Does that mean that I would recommend Kaizen to the Zach-curious out there? Yes and no. It’s a delightful experience, but I think newcomers would actually be better served doing what I did and jumping in at the deep end with one of Kaizen’s classic predecessors. Kaizen is best, I think, for the already-converted. It’s not on the same level as the older titles, but it’s a delightful dose of most of what made them special. A summer treat for the sickos.
Rating: 7 out of 10
Disclosures: This game is developed by Coincidence and published by Astra Logical. It is available on PC. This copy of the game was obtained via publisher. Approximately 12 hours of play were devoted to the game, and it was not completed (I got hung up on the excellent Pachi-Sol solitaire minigame for while). There are no multiplayer modes.
Parents: This game is not rated by the ESRB. There’s nothing troubling, dark, unpleasant, or violent in this game whatsoever. The vast majority of time is spent looking at a table of components and mechanisms, and the closest the game comes to toilet humor is in having players assemble a bidet.
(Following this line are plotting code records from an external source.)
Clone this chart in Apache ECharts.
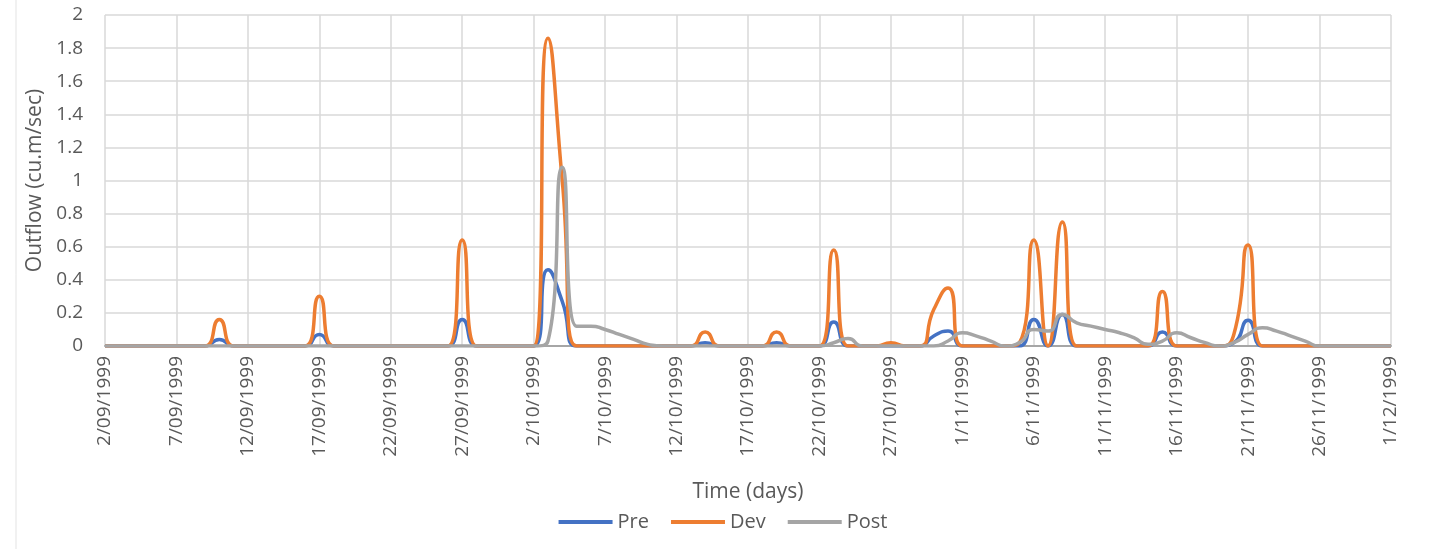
<!DOCTYPE html>
<html>
<head>
<meta charset="utf-8">
<script src="https://cdn.jsdelivr.net/npm/echarts@6/dist/echarts.min.js"></script>
<style>
  html, body { margin: 0; padding: 0; background: #fff; }
  #chart { width: 1446px; height: 549px; }
</style>
</head>
<body>
<div id="chart"></div>
<script>
// dates 2/09/1999 .. 1/12/1999, one per day
var startDate = new Date(1999, 8, 2)
var dayCount = 91
var dates = []
for (var d = 0; d < dayCount; d++) {
  var dt = new Date(startDate.getTime() + d * 86400000)
  dates.push(dt.getDate() + '/' + String(dt.getMonth() + 1).padStart(2, '0') + '/' + dt.getFullYear())
}

var yTicks = [0, 0.2, 0.4, 0.6, 0.8, 1, 1.2, 1.4, 1.6, 1.8, 2]

// outflow (cu.m/sec)
var pre = [
  0, 0, 0, 0, 0, 0, 0, 0, 0.04, 0,
  0, 0, 0, 0, 0, 0.07, 0, 0, 0, 0,
  0, 0, 0, 0, 0, 0.16, 0, 0, 0, 0,
  0, 0.46, 0.27, 0, 0, 0, 0, 0, 0, 0,
  0, 0, 0.02, 0, 0, 0, 0, 0.02, 0, 0,
  0, 0.145, 0, 0, 0, 0, 0, 0, 0.06, 0.09,
  0, 0, 0, 0, 0, 0.16, 0, 0.19, 0, 0,
  0, 0, 0, 0, 0.085, 0, 0, 0, 0, 0.02,
  0.155, 0, 0, 0, 0, 0, 0, 0, 0, 0,
  0
]
var dev = [
  0, 0, 0, 0, 0, 0, 0, 0, 0.16, 0,
  0, 0, 0, 0, 0, 0.30, 0, 0, 0, 0,
  0, 0, 0, 0, 0, 0.64, 0, 0, 0, 0,
  0, 1.86, 1.0, 0, 0, 0, 0, 0, 0, 0,
  0, 0, 0.085, 0, 0, 0, 0, 0.085, 0, 0,
  0, 0.58, 0, 0, 0, 0.02, 0, 0, 0.22, 0.35,
  0, 0, 0, 0, 0.02, 0.64, 0, 0.75, 0, 0,
  0, 0, 0, 0, 0.33, 0, 0, 0, 0, 0.07,
  0.61, 0, 0, 0, 0, 0, 0, 0, 0, 0,
  0
]
var post = [
  0, 0, 0, 0, 0, 0, 0, 0, 0, 0,
  0, 0, 0, 0, 0, 0, 0, 0, 0, 0,
  0, 0, 0, 0, 0, 0, 0, 0, 0, 0,
  0, 0.03, 1.08, 0.12, 0.12, 0.10, 0.07, 0.04, 0.01, 0,
  0, 0, 0, 0, 0, 0, 0, 0, 0, 0,
  0, 0.02, 0.045, 0, 0, 0, 0, 0, 0, 0.03,
  0.08, 0.06, 0.03, 0, 0.02, 0.10, 0.09, 0.19, 0.14, 0.12,
  0.10, 0.08, 0.05, 0.01, 0.03, 0.08, 0.05, 0.02, 0, 0.02,
  0.07, 0.11, 0.09, 0.06, 0.03, 0, 0, 0, 0, 0,
  0
]

var font = '"Open Sans", Lato, sans-serif'
var textColor = '#595959'

var chart = echarts.init(document.getElementById('chart'))
chart.setOption({
  animation: false,
  color: ['#4472C4', '#ED7D31', '#A5A5A5'],
  textStyle: { fontFamily: font },
  grid: { left: 105, right: 55, top: 15, bottom: 203 },
  graphic: [{
    type: 'line',
    shape: { x1: 16, y1: 0, x2: 16, y2: 549 },
    style: { stroke: '#e3e3e3', lineWidth: 1 }
  }],
  legend: {
    bottom: 12,
    left: 'center',
    itemWidth: 54,
    itemHeight: 4,
    itemGap: 22,
    icon: 'rect',
    textStyle: { color: textColor, fontSize: 20, fontFamily: font },
    data: ['Pre', 'Dev', 'Post']
  },
  xAxis: {
    type: 'category',
    data: dates,
    boundaryGap: false,
    name: 'Time (days)',
    nameLocation: 'middle',
    nameGap: 136,
    nameTextStyle: { color: textColor, fontSize: 21, fontFamily: font },
    axisLine: { lineStyle: { color: '#a6a6a6', width: 2 } },
    axisTick: { show: false },
    axisLabel: {
      interval: 4,
      rotate: 90,
      margin: 10,
      color: textColor,
      fontSize: 19,
      fontFamily: font
    },
    splitLine: { show: true, interval: 4, lineStyle: { color: '#d9d9d9', width: 1.5 } }
  },
  yAxis: {
    type: 'value',
    min: yTicks[0],
    max: yTicks[yTicks.length - 1],
    interval: 0.2,
    name: 'Outflow (cu.m/sec)',
    nameLocation: 'middle',
    nameGap: 57,
    nameTextStyle: { color: textColor, fontSize: 21, fontFamily: font },
    axisLine: { show: false },
    axisTick: { show: false },
    axisLabel: { color: textColor, fontSize: 19, fontFamily: font, margin: 22 },
    splitLine: { lineStyle: { color: '#d9d9d9', width: 1.5 } }
  },
  series: [
    { name: 'Pre', type: 'line', data: pre, smooth: 0.6, showSymbol: false, lineStyle: { width: 3.5 } },
    { name: 'Dev', type: 'line', data: dev, smooth: 0.6, showSymbol: false, lineStyle: { width: 3.5 } },
    { name: 'Post', type: 'line', data: post, smooth: 0.6, showSymbol: false, lineStyle: { width: 3.5 } }
  ]
})
</script>
</body>
</html>
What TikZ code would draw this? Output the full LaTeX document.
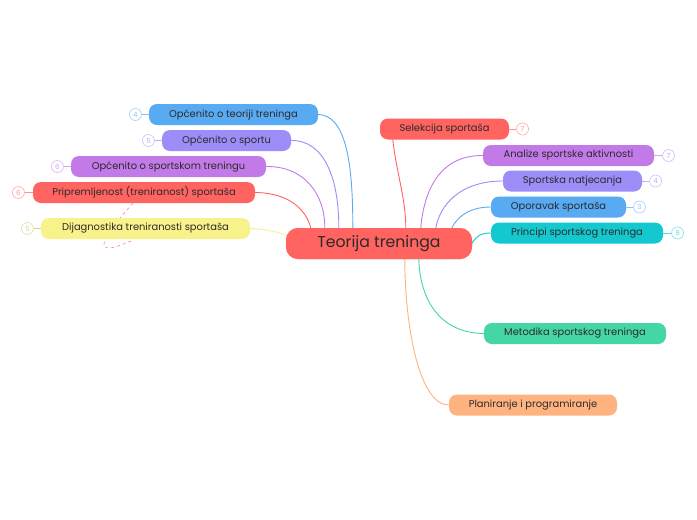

Colorblind Modes: There are no colorblind modes present.
Deaf & Hard of Hearing Gamers: Dialogue for the dozen or so cutscenes are accompanied by subtitles, but the subtitles cannot be resized.
Remappable Controls: The game is keyboard and/or mouse only. The controls are not remappable. Everything can be done with the mouse alone, but there are intuitive hotkeys (CTRL+Z for undo, etc.) for faster solution editing.